During night fire fighting operations who determines if NVG should be used? Is it the individual pilot’s decision?


MS                                                                                                                                              In the end everything our pilots are asked to do will be decided by the pilot in command. The NVG’s are a tool and each pilot has the authority to determine how they will be utilized during night firefighting. Sometimes depending on the conditions the NVG’s can actually elevate the risk. Because they amplify ambient light produced by the fire it can produce conditions that make the NVG’s unusable and actually hinder the pilot’s ability to safely operate. Typically the pilot uses a combination of unaided flight and the NVG’s to maximize safety.



Have LACoFD Air Ops pilots trained with other Southern CA County Fire Departments in the use of NVG?


MS                                                                                                                                                 Yes, in the past 3 years there has been a multi-agency night aerial firefighting drill sponsored by Orange County Fire Authority. They do an outstanding job bringing the agencies together demonstrating the complexities of fires utilizing aircraft at night. It allows key leaders to learn about the logistic, operational, and safety concerns associated with night operations. The elevated risk factor cannot be overlooked or underestimated.




Which NVG equipped helicopter company is now under contract to the U.S. Forest Service to fight wildfires?


MS                                                                                                                                               Helicopter Express- was awarded the First NVG contract and it was available for use in the Angeles, Cleveland, San Bernardino, and Los Padres Forrest



Are all helicopter pilots engaged in aerial firefighting required to follow a Protocol developed for the state of California?


MS                                                                                                                                          Depends on who commands the fire. Contract counties such as L.A. County are expected to follow state policies and procedures when Cal Fire has Incident Command. If night aerial firefighting capabilities are requested we follow our own policies and procedures because the state does not authorize its aircraft to operate on fires at night.



As a Senior Pilot with LACoFD Air Ops what is your responsibility?


MS                                                                                                                                                    I am a first line supervisor between the pilots and the Air Operations Battalion Chief. I am also the aviation safety officer. We are in the process of developing our SMS system and this has been a challenging task but one that is well worth the effort. A brief description of what I am involved with on a daily basis would be impossible. It ranges from daily staffing to personnel issues, training schedules, heliport improvements, maintenance, the list goes on.

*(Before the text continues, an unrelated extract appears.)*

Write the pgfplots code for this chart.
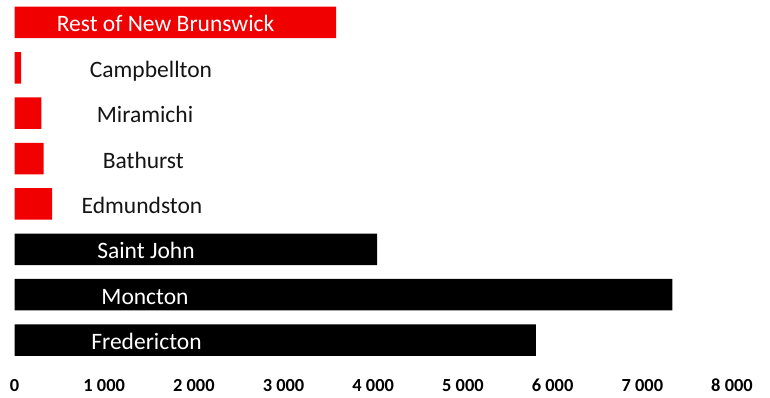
\documentclass[border=0pt]{standalone}
\usepackage{pgfplots}
\pgfplotsset{compat=1.18}
\usepackage{fontspec}
\setmainfont{Carlito}
\definecolor{barred}{RGB}{240,0,0}
\definecolor{txt}{RGB}{20,20,20}
\begin{document}
\begin{tikzpicture}
\useasboundingbox (0,0) rectangle (770bp,-398bp);
\begin{axis}[
  at={(14.5bp,-362.7bp)}, anchor=south west,
  scale only axis, width=717.5bp, height=362.9bp,
  xbar, bar width=31.5bp, bar shift=0pt,
  xmin=0, xmax=8000, ymin=-0.5, ymax=7.5,
  axis line style={draw=none},
  major tick length=0pt,
  ytick=\empty,
  xtick={0,1000,2000,3000,4000,5000,6000,7000,8000},
  xticklabels={0,1 000,2 000,3 000,4 000,5 000,6 000,7 000,8 000},
  xticklabel style={font=\fontsize{18.5}{19}\selectfont\bfseries, text=black, anchor=base, yshift=-29bp, inner sep=0pt, outer sep=0pt},
  clip=false,
]
\addplot[draw=none, fill=barred] coordinates {(3585,7) (73,6) (299,5) (326,4) (419,3)};
\addplot[draw=none, fill=black] coordinates {(4042,2) (7335,1) (5813,0)};
\begin{scope}[every node/.style={anchor=base, yshift=-9.5bp, font=\fontsize{23.6}{25}\selectfont}]
\node[text=white] at (axis cs:1684,7) {Rest of New Brunswick};
\node[text=txt] at (axis cs:1522,6) {Campbellton};
\node[text=txt] at (axis cs:1455,5) {Miramichi};
\node[text=txt] at (axis cs:1436,4) {Bathurst};
\node[text=txt] at (axis cs:1422,3) {Edmundston};
\node[text=white] at (axis cs:1466,2) {Saint John};
\node[text=white] at (axis cs:1455,1) {Moncton};
\node[text=white] at (axis cs:1472,0) {Fredericton};
\end{scope}
\end{axis}
\end{tikzpicture}
\end{document}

I stay busy most of the time.


NVG Presentation, March 19-20, Tangent Link, Aerial Firefighting Conference:

The presentation will give the attendees a complete introduction to the Air Operations section. I discuss the history, mission, equipment, and personnel that are Los Angeles County Air Operations Section and why we are so unique. I will also talk about the aircraft modifications necessary for night flying with NVG’s and the guidelines that have been developed for agencies that intend to establish a NVG program. I finish with a discussion on risk management and a review of the first NVG contract with the Forrest Service.